Buck doe twins!! They are sooo cute and have wattles!  here are some pics


----------



## liz (Oct 5, 2007)

Congratulations!!!! Adorable babies! Very pretty too


----------



## caprine crazy (Jun 12, 2012)

Yay! How cute! Congrats Skyla! I just noticed the buck has a darker dorsal stripe on his back! I wonder if Riley's doe has kidded yet.


----------



## J.O.Y. Farm (Jan 10, 2012)

Thanks Liz and Kayla!!  yah he does  so cute!

No she hasn't yet Kayla


----------



## RMADairyGoats (Jun 20, 2011)

Very cute babies 

Kayla, NO! Bama is going to be the death of me!


----------



## Frosty (Feb 13, 2010)

Are you selling the little girl.
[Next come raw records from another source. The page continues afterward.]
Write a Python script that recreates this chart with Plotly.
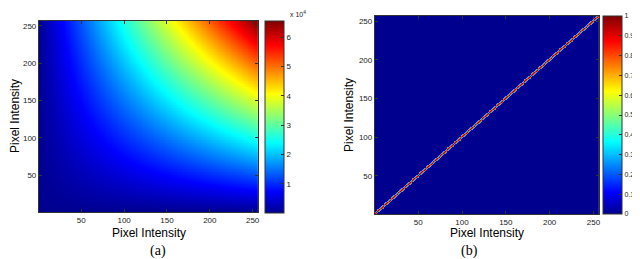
import plotly.graph_objects as go

# ---- data ----
intensities = list(range(1, 257))            # pixel intensity bins (x and y)
tick_vals = [50, 100, 150, 200, 250]
cb_a_ticks = [10000, 20000, 30000, 40000, 50000, 60000]
cb_a_text = ["1", "2", "3", "4", "5", "6"]
cb_b_ticks = [0, 0.1, 0.2, 0.3, 0.4, 0.5, 0.6, 0.7, 0.8, 0.9, 1]
cb_b_text = ["0", "0.1", "0.2", "0.3", "0.4", "0.5", "0.6", "0.7", "0.8", "0.9", "1"]
# (b): value across the diagonal band, by distance from the diagonal
diag_offsets = [0, 1, 2, 3]
diag_values = [0.95, 0.8, 0.3, 0.05]

# (a): product of the two intensities (joint map), (b): diagonal band
z_a = [[xi * yj for xi in intensities] for yj in intensities]
band = dict(zip(diag_offsets, diag_values))
z_b = [[band.get(abs(xi - yj), 0.0) for xi in intensities] for yj in intensities]

jet = [
    [0.0, "rgb(0,0,143)"],
    [0.111, "rgb(0,0,255)"],
    [0.365, "rgb(0,255,255)"],
    [0.619, "rgb(255,255,0)"],
    [0.873, "rgb(255,0,0)"],
    [1.0, "rgb(128,0,0)"],
]

W, H = 640, 259
def px(x): return x / W
def py(y): return 1 - y / H

FONT = "Liberation Sans, Arial, sans-serif"
tickfont = dict(family=FONT, size=8, color="#222")
cbfont = dict(family=FONT, size=7, color="#222")

fig = go.Figure()
fig.add_trace(go.Heatmap(
    x=intensities, y=intensities, z=z_a, zmin=1, zmax=65536,
    colorscale=jet, xaxis="x", yaxis="y",
    colorbar=dict(
        x=px(258), xanchor="left", y=py(13), yanchor="top",
        len=192 / H, lenmode="fraction", thickness=19, thicknessmode="pixels",
        outlinewidth=1, outlinecolor="#333",
        tickvals=cb_a_ticks, ticktext=cb_a_text, ticks="inside", ticklen=3,
        tickcolor="#333", tickfont=tickfont, xpad=0, ypad=0,
    ),
))
fig.add_trace(go.Heatmap(
    x=intensities, y=intensities, z=z_b, zmin=0, zmax=1,
    colorscale=jet, xaxis="x2", yaxis="y2",
    colorbar=dict(
        x=px(597), xanchor="left", y=py(8), yanchor="top",
        len=198 / H, lenmode="fraction", thickness=19, thicknessmode="pixels",
        outlinewidth=1, outlinecolor="#333",
        tickvals=cb_b_ticks, ticktext=cb_b_text, ticks="inside", ticklen=3,
        tickcolor="#333", tickfont=cbfont, xpad=0, ypad=0,
    ),
))

axis_common = dict(
    range=[0.5, 256.5], tickvals=tick_vals, ticks="inside", ticklen=3,
    tickcolor="#333", showline=True, linecolor="#333", linewidth=1,
    mirror="ticks", showgrid=False, zeroline=False, tickfont=tickfont,
    fixedrange=True,
)

fig.update_layout(
    width=W, height=H,
    margin=dict(l=0, r=0, t=0, b=0),
    paper_bgcolor="white", plot_bgcolor="white",
    showlegend=False,
    xaxis=dict(domain=[px(31), px(251)], anchor="y", **axis_common),
    yaxis=dict(domain=[py(204), py(13)], anchor="x", **axis_common),
    xaxis2=dict(domain=[px(368), px(593)], anchor="y2", **axis_common),
    yaxis2=dict(domain=[py(206), py(8)], anchor="x2", **axis_common),
)

title_font = dict(family=FONT, size=12, color="black")
serif = dict(family="Liberation Serif", size=14, color="black")
ann = [
    dict(text="Pixel Intensity", x=px(141), y=py(225), font=title_font),
    dict(text="Pixel Intensity", x=px(7), y=py(108), font=title_font, textangle=-90),
    dict(text="Pixel Intensity", x=px(480), y=py(225), font=title_font),
    dict(text="Pixel Intensity", x=px(342), y=py(107), font=title_font, textangle=-90),
    dict(text="x 10<sup>4</sup>", x=px(291), y=py(6), font=dict(family=FONT, size=7, color="#222")),
    dict(text="(a)", x=px(150), y=py(243), font=serif),
    dict(text="(b)", x=px(463), y=py(243), font=serif),
]
for a in ann:
    fig.add_annotation(xref="paper", yref="paper", showarrow=False,
                       xanchor="center", yanchor="middle", **a)

fig.write_html("out.html")
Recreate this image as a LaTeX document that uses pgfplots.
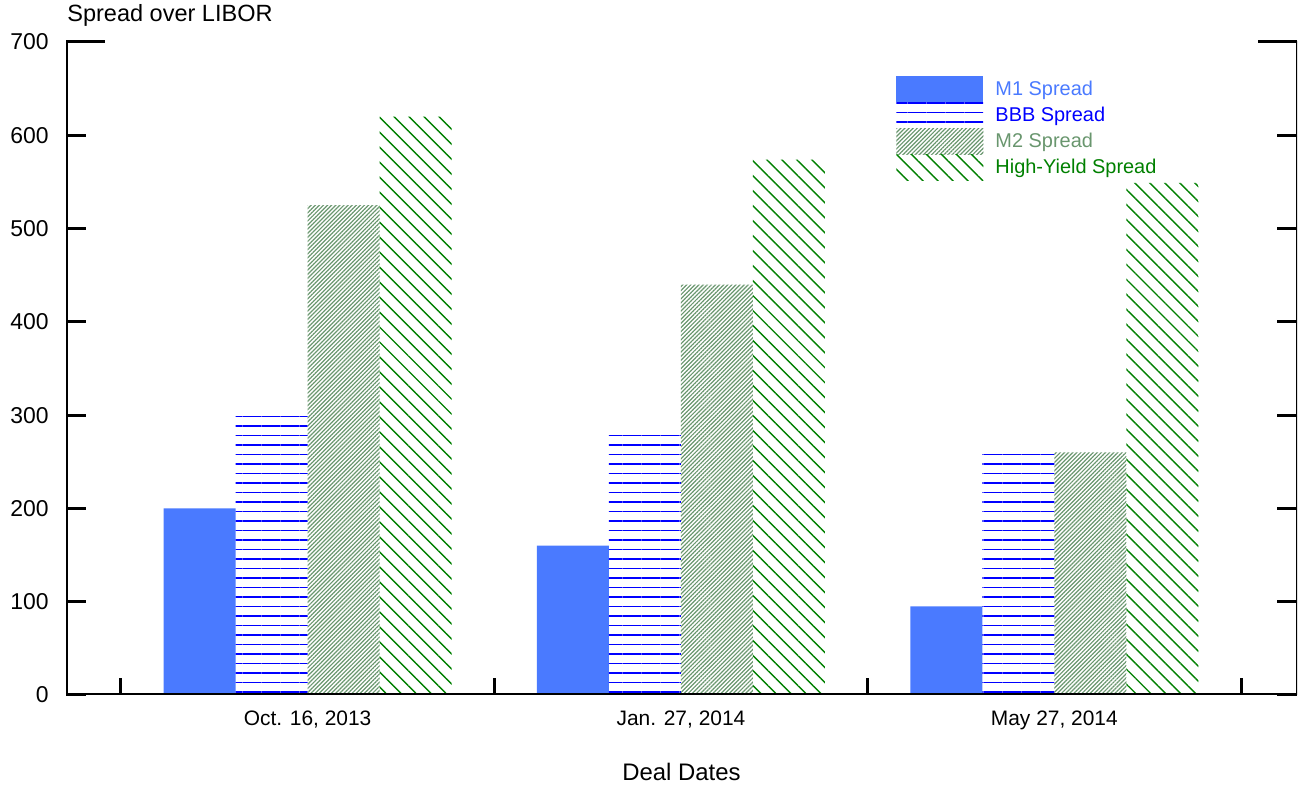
\documentclass[border=0pt]{standalone}
\usepackage{fontspec}
\setmainfont{Liberation Sans}
\usepackage{pgfplots}
\pgfplotsset{compat=1.18}
\usetikzlibrary{patterns.meta}

\definecolor{m1}{RGB}{74,122,255}
\definecolor{bbb}{RGB}{0,0,255}
\definecolor{m2}{RGB}{105,150,110}
\definecolor{hy}{RGB}{0,128,0}

\begin{document}
\begin{tikzpicture}
\begin{axis}[
    name=ax,
    scale only axis,
    width=615.5bp, height=326.5bp,
    ybar=0pt, bar width=36bp,
    xmin=-0.647, xmax=2.65,
    ymin=0, ymax=700,
    axis line style={draw=none},
    tick align=inside,
    every tick/.style={black, line width=1.5bp},
    xtick={0,1,2},
    xticklabels={{Oct. 16, 2013},{Jan. 27, 2014},{May 27, 2014}},
    major x tick style={draw=none},
    minor xtick={-0.5,0.5,1.5,2.5},
    minor tick length=8.5bp,
    xtick pos=left,
    ytick={0,100,...,600},
    major tick length=10bp,
    extra y ticks={700},
    extra tick style={major tick length=19.5bp},
    /pgf/number format/assume math mode=true,
    yticklabel style={inner sep=0pt, xshift=-8.5bp, font=\fontsize{11.5}{13}\selectfont},
    xticklabel style={inner sep=0pt, anchor=base, yshift=-15.5bp, font=\fontsize{10.5}{12}\selectfont},
    xlabel={Deal Dates},
    xlabel style={at={(axis description cs:0.5,0)}, anchor=base, inner sep=0pt,
        yshift=-43bp, font=\fontsize{12}{14}\selectfont},
    legend image code/.code={\path[#1,draw=none] (0bp,-6.5bp) rectangle (43.5bp,6.5bp);},
    legend style={at={(axis description cs:0.6743,0.948)}, anchor=north west,
        draw=none, fill=none, inner sep=0pt, row sep=0pt,
        nodes={inner sep=0pt, font=\fontsize{10}{12}\selectfont},
        /tikz/every odd column/.append style={column sep=6bp}},
    legend cell align=left,
]
\addplot[fill=m1, draw=none] coordinates {(0,200) (1,160) (2,95)};
\addplot[draw=none, pattern={Lines[angle=0, distance=4.75bp, line width=0.65bp]}, pattern color=bbb]
    coordinates {(0,304) (1,284) (2,263)};
\addplot[draw=none, pattern={Lines[angle=45, distance=1.45bp, line width=0.6bp]}, pattern color=m2]
    coordinates {(0,525) (1,440) (2,260)};
\addplot[draw=none, pattern={Lines[angle=-45, distance=5.3bp, line width=0.7bp]}, pattern color=hy]
    coordinates {(0,620) (1,574) (2,549)};
\legend{\textcolor{m1}{M1 Spread}, \textcolor{bbb}{BBB Spread},
        \textcolor{m2}{M2 Spread}, \textcolor{hy}{High-Yield Spread}}
\draw[line width=1.5bp, line cap=rect] (rel axis cs:0,1) -- (rel axis cs:0,0) -- (rel axis cs:1,0) -- (rel axis cs:1,1);
\end{axis}
\node[anchor=base west, inner sep=0pt, font=\fontsize{11.8}{13}\selectfont]
    at ([shift={(0.5bp,10bp)}]ax.north west) {Spread over LIBOR};
\pgfresetboundingbox
\path ([shift={(-33bp,-46bp)}]ax.south west) rectangle ([shift={(2bp,21bp)}]ax.north east);
\end{tikzpicture}
\end{document}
If so how much.I might be interested


----------



## ThreeHavens (Oct 20, 2011)

How sweet!!


----------



## J.O.Y. Farm (Jan 10, 2012)

Frosty said:


> Are you selling the little girl. If so how much.I might be interested


Yes, I PM'ed you


----------



## J.O.Y. Farm (Jan 10, 2012)

And all our kids will be ADGA reg. (and I think I can do an AGS too.. I have to email them and ask a few questions  ) but they are for sure ADGA reg.


----------



## caprine crazy (Jun 12, 2012)

Haha! Georgia beat Bama!


----------



## J.O.Y. Farm (Jan 10, 2012)

Puffy Just kidded this AM!!!  
Triplets! 2 :kidred: (a gold doe with wattles and a chammy doe  ) and a :kidblue: (gold and white) :stars:


----------



## ThreeHavens (Oct 20, 2011)

I want to see!!


----------



## StarMFarm (Jan 17, 2013)

Congrats on your adorable babies!


----------



## J.O.Y. Farm (Jan 10, 2012)

Thank you! 



ThreeHavens said:


> I want to see!!


My camera died as I was getting pics so it's charging now


----------



## caprine crazy (Jun 12, 2012)

Georgia AND Puff beat Bama! Pics PLEASSSSSSSSSSSSE!


----------



## RMADairyGoats (Jun 20, 2011)

Kayla, I KNOW!!!! Ug!
Bama's udder is real full, maybe she'll beat Brook and Lovers lol


----------



## J.O.Y. Farm (Jan 10, 2012)

^ IDK  Ligs are REAL low on them right now

Ok Ok! here are some pics!
The gold doe with wattles









Chammy doe









the gold and white buckling/wether


----------



## canthavejust1 (Oct 12, 2012)

Oh my word....how adorable! Love the colors


----------



## J.O.Y. Farm (Jan 10, 2012)

Thank you


----------



## Frosty (Feb 13, 2010)

So lovely can hardly wait to see them.. Hope this week don't drag lol


----------



## Axykatt (Feb 1, 2013)

Omg! I want to kiss their sweet smiley faces!


----------



## caprine crazy (Jun 12, 2012)

That boy is beautiful! I think I almost like him better than the girls, even though I love chammies.


----------



## J.O.Y. Farm (Jan 10, 2012)

I hope the week doesn't drag on! That's the worst!

Lol Kayla! I think Miracle needs a wether buddy


----------



## caprine crazy (Jun 12, 2012)

Yes, she does, but one closer to her size.  And she will need either a bigger house or a seperate house for the wether.


----------